Collected data:
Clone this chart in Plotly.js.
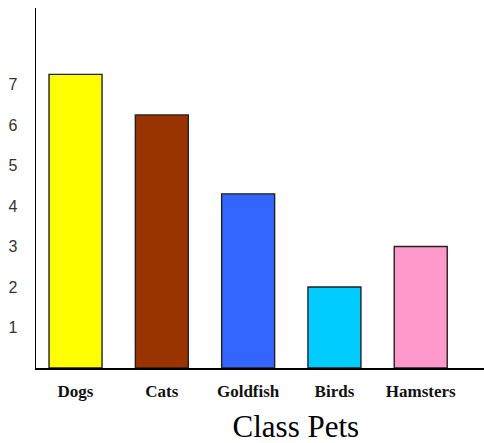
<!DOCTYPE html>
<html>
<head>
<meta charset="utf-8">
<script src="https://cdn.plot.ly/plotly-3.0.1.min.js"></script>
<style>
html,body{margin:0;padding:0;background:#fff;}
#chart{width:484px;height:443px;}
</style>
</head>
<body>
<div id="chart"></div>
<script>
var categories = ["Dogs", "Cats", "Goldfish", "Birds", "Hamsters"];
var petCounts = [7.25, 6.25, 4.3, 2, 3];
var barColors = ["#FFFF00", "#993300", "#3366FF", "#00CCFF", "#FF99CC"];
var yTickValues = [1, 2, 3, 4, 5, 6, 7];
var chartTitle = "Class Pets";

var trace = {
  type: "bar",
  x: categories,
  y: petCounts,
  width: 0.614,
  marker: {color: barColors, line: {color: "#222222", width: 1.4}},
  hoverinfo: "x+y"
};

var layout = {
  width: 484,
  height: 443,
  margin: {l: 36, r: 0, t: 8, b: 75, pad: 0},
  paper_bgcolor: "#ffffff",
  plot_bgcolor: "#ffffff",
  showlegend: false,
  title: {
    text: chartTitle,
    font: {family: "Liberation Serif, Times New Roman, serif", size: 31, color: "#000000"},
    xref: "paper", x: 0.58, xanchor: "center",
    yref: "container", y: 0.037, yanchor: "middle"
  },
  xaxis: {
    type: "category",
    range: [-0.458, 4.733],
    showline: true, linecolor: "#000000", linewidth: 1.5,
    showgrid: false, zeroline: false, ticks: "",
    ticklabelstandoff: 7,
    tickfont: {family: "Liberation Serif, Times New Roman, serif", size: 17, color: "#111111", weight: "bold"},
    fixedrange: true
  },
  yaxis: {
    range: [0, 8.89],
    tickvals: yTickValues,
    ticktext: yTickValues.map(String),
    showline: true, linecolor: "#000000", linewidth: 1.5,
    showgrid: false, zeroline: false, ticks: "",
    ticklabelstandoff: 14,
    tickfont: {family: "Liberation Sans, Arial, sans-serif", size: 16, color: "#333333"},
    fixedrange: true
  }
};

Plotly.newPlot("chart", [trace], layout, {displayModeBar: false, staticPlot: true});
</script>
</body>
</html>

Short task: Copy the listing exactly. Any image in it stays out of the copy.

In response:
Clone this chart in Plotly.js.
<!DOCTYPE html>
<html>
<head>
<meta charset="utf-8">
<script src="https://cdn.plot.ly/plotly-3.0.1.min.js"></script>
<style>
html,body{margin:0;padding:0;background:#fff;}
#chart{width:484px;height:443px;}
</style>
</head>
<body>
<div id="chart"></div>
<script>
var categories = ["Dogs", "Cats", "Goldfish", "Birds", "Hamsters"];
var petCounts = [7.25, 6.25, 4.3, 2, 3];
var barColors = ["#FFFF00", "#993300", "#3366FF", "#00CCFF", "#FF99CC"];
var yTickValues = [1, 2, 3, 4, 5, 6, 7];
var chartTitle = "Class Pets";

var trace = {
  type: "bar",
  x: categories,
  y: petCounts,
  width: 0.614,
  marker: {color: barColors, line: {color: "#222222", width: 1.4}},
  hoverinfo: "x+y"
};

var layout = {
  width: 484,
  height: 443,
  margin: {l: 36, r: 0, t: 8, b: 75, pad: 0},
  paper_bgcolor: "#ffffff",
  plot_bgcolor: "#ffffff",
  showlegend: false,
  title: {
    text: chartTitle,
    font: {family: "Liberation Serif, Times New Roman, serif", size: 31, color: "#000000"},
    xref: "paper", x: 0.58, xanchor: "center",
    yref: "container", y: 0.037, yanchor: "middle"
  },
  xaxis: {
    type: "category",
    range: [-0.458, 4.733],
    showline: true, linecolor: "#000000", linewidth: 1.5,
    showgrid: false, zeroline: false, ticks: "",
    ticklabelstandoff: 7,
    tickfont: {family: "Liberation Serif, Times New Roman, serif", size: 17, color: "#111111", weight: "bold"},
    fixedrange: true
  },
  yaxis: {
    range: [0, 8.89],
    tickvals: yTickValues,
    ticktext: yTickValues.map(String),
    showline: true, linecolor: "#000000", linewidth: 1.5,
    showgrid: false, zeroline: false, ticks: "",
    ticklabelstandoff: 14,
    tickfont: {family: "Liberation Sans, Arial, sans-serif", size: 16, color: "#333333"},
    fixedrange: true
  }
};

Plotly.newPlot("chart", [trace], layout, {displayModeBar: false, staticPlot: true});
</script>
</body>
</html>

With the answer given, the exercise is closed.